Foundation's Fear
- Cover of the Harper Prism edition
- Author: Gregory Benford
- Cover artist: J.P. Targete
- Language: English
- Series: The Second Foundation Trilogy
- Genre: Science fiction
- Publisher: Harper Prism
- Publication date: February 1997
- Publication place: United States
- Media type: Print (hardback & paperback)
- Pages: 624
- ISBN: 978-0-06-105638-3
- OCLC: 38587275
- Preceded by: Forward the Foundation
- Followed by: Foundation and Chaos

= Foundation's Fear =

1997 novel by Gregory Benford

Foundation's Fear (1997) is a science fiction novel by American writer Gregory Benford, set in Isaac Asimov's Foundation universe. It is the first book in a trilogy written after Asimov's death by three authors, authorized by the Asimov estate.

== Critical reception ==
Magill Book Reviews noted that Benford avoided mimicking Asimov, adding "large elements of action and political intrigue" while remaining consistent with the intellectual foundation of the Asimov universe. Library Journal praised the author as a "gifted storyteller" who "makes the characters come alive".

== Plot summary ==
Emperor Cleon I wants to appoint Hari Seldon as the First Minister of the Galactic Empire. Powerful Trantor High Council member Betan Lamurk opposes the independent Seldon's appointment. Seldon himself is reluctant to accept the position because of its time constraints pulling him away from the psychohistory project. The project is led by Seldon, Yugo Amaryl, and Seldon's advanced humaniform robot-spouse Dors Venabili. Seldon needs to curry favor with the emperor, however, and advises Cleon I informally. For example, Seldon suggests a decree that erases terrorists' names from records, denying them immortality, discouraging chaotic actions.

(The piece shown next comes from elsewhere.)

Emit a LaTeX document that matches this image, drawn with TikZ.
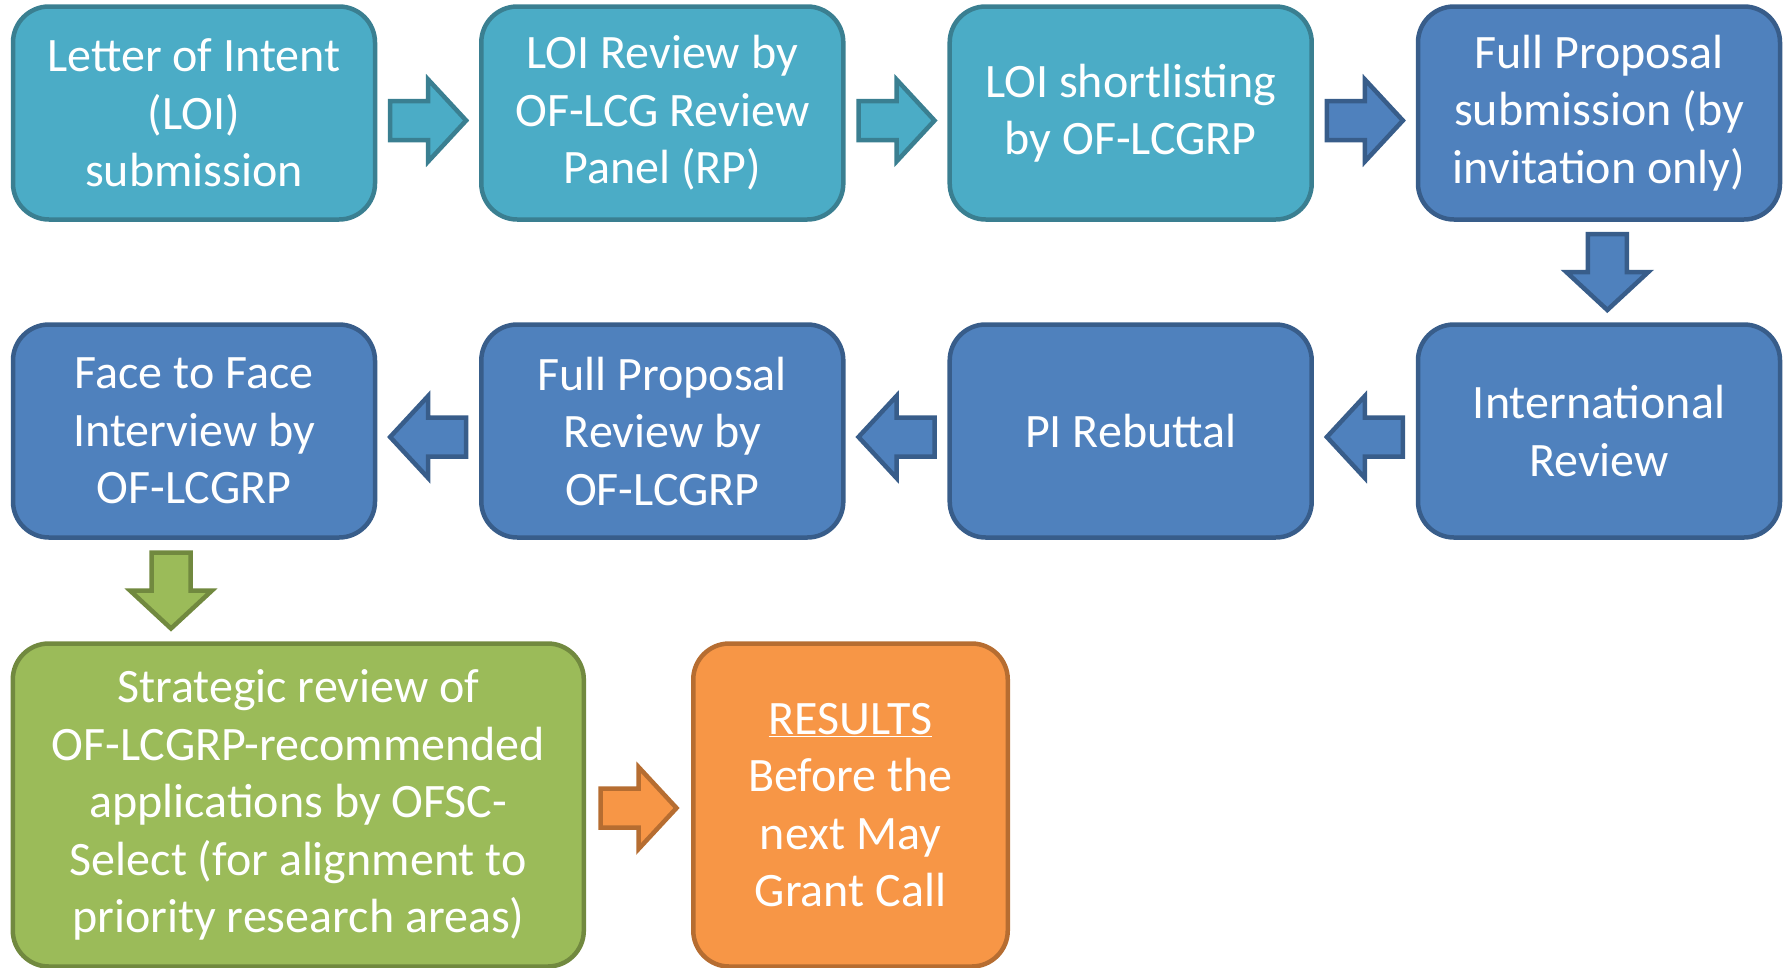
\documentclass[tikz,border=0pt]{standalone}
\usepackage{fontspec}
\setmainfont{Carlito}
\usetikzlibrary{calc}
\definecolor{tealF}{HTML}{4BACC6}
\definecolor{tealD}{HTML}{3A7F91}
\definecolor{blueF}{HTML}{4F81BD}
\definecolor{blueD}{HTML}{385D8A}
\definecolor{greenF}{HTML}{9BBB59}
\definecolor{greenD}{HTML}{71893F}
\definecolor{orangeF}{HTML}{F79646}
\definecolor{orangeD}{HTML}{B66D31}
\tikzset{
  stepbox/.style={rectangle, rounded corners=36pt, line width=4.5pt, text=white,
    align=center, inner sep=0pt, minimum width=362pt, minimum height=213pt,
    font=\fontsize{48}{57.5}\selectfont},
  tealbox/.style={stepbox, fill=tealF, draw=tealD},
  bluebox/.style={stepbox, fill=blueF, draw=blueD},
  tealarr/.style={fill=tealF, draw=tealD, line width=4.5pt},
  bluearr/.style={fill=blueF, draw=blueD, line width=4.5pt},
  greenarr/.style={fill=greenF, draw=greenD, line width=4.5pt},
  orangearr/.style={fill=orangeF, draw=orangeD, line width=4.5pt},
}
\newcommand\blockarr[3]{%
  \draw[#1, shift={(#2)}, rotate=#3] (-38,-19.5) -- (0,-19.5) -- (0,-41) -- (38,0)
    -- (0,41) -- (0,19.5) -- (-38,19.5) -- cycle;}
\begin{document}
\begin{tikzpicture}[x=1pt, y=-1pt]
\useasboundingbox (0,0) rectangle (1787,967);
% row 1
\node[tealbox] (b1) at (194,113) {Letter of Intent\\(LOI)\\submission};
\node[tealbox] (b2) at (662.3,113) {LOI Review by\\OF-LCG Review\\Panel (RP)};
\node[tealbox] (b3) at (1130.7,113) {LOI shortlisting\\by OF-LCGRP};
\node[bluebox] (b4) at (1599,113) {Full Proposal\\submission (by\\invitation only)};
% row 2
\node[bluebox] (b5) at (1599,431) {International\\Review};
\node[bluebox] (b6) at (1130.7,431) {PI Rebuttal};
\node[bluebox] (b7) at (662.3,431) {Full Proposal\\Review by\\OF-LCGRP};
\node[bluebox] (b8) at (194,431) {Face to Face\\Interview by\\OF-LCGRP};
% row 3
\node[stepbox, fill=greenF, draw=greenD, minimum width=571pt, minimum height=323pt]
  (b9) at (298.3,805) {Strategic review of\\OF-LCGRP-recommended\\applications by OFSC-\\Select (for alignment to\\priority research areas)};
\node[stepbox, fill=orangeF, draw=orangeD, minimum width=314.5pt, minimum height=323pt]
  (b10) at (850.5,805) {\underline{RESULTS}\\Before the\\next May\\Grant Call};
% arrow positions
\coordinate (a1) at ($(b1.east)!0.5!(b2.west)+(0,7.5)$);
\coordinate (a2) at ($(b2.east)!0.5!(b3.west)+(0,7.5)$);
\coordinate (a3) at ($(b3.east)!0.5!(b4.west)+(0,7.5)$);
\coordinate (a4) at ($(b4.south)!0.5!(b5.north)+(8.3,0)$);
\coordinate (a5) at ($(b5.west)!0.5!(b6.east)+(0,6)$);
\coordinate (a6) at ($(b6.west)!0.5!(b7.east)+(0,6)$);
\coordinate (a7) at ($(b7.west)!0.5!(b8.east)+(0,6)$);
\coordinate (a8) at ($(b8.south)!0.5!(b8.south |- b9.north)+(-23,0)$);
\coordinate (a9) at ($(b9.east)!0.5!(b10.west)+(0,3)$);
\blockarr{tealarr}{a1}{0}
\blockarr{tealarr}{a2}{0}
\blockarr{bluearr}{a3}{0}
\blockarr{bluearr}{a4}{-90}
\blockarr{bluearr}{a5}{180}
\blockarr{bluearr}{a6}{180}
\blockarr{bluearr}{a7}{180}
\blockarr{greenarr}{a8}{-90}
\blockarr{orangearr}{a9}{0}
\end{tikzpicture}
\end{document}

Besides the psychohistorians, much of the novel's action revolves around advanced sentient simulations (sims) of Joan of Arc and Voltaire. The sims have been recreated by Artifice Associates, a research company located in Trantor’s Dahl Sector. Artifice Associates programmers Marq and Sybil plan to use the Joan/Voltaire sims for two money-making projects. First, Hari Seldon’s psychohistory project. Second, Trantor’s Junin-Sector “Preservers vs Skeptics Society” debate whether mechanical beings endowed with artificial intelligence should be built. If they are to be built, it is argued whether they should receive full citizenship. The Preservers’ champion will be Joan, the Skeptics’ champion Voltaire.

Hari Seldon and Dors Venabili flee Trantor, escaping High Council member Betan Lamurk's forces. During their galactic odyssey, Hari and Dors experience virtual reality as chimpanzees on planet Panucopia. They also visit helter-skelter New Renaissance world Sark.

Meanwhile, back on Trantor, sims Joan and Voltaire escape into Trantor's Mesh (Internet). Joan and Voltaire interact with ancient aliens on the Mesh. These aliens fled Trantor's physical space when terraforming robots arrived on Trantor more than 20,000 years ago. Via Joan and Voltaire, Hari allies with the mesh aliens. The aliens aid Seldon's return to Trantor, and his defeat of High Council member Lamurk through tik-toks. The novel ends with Seldon accepting his position as Emperor Cleon's First Minister.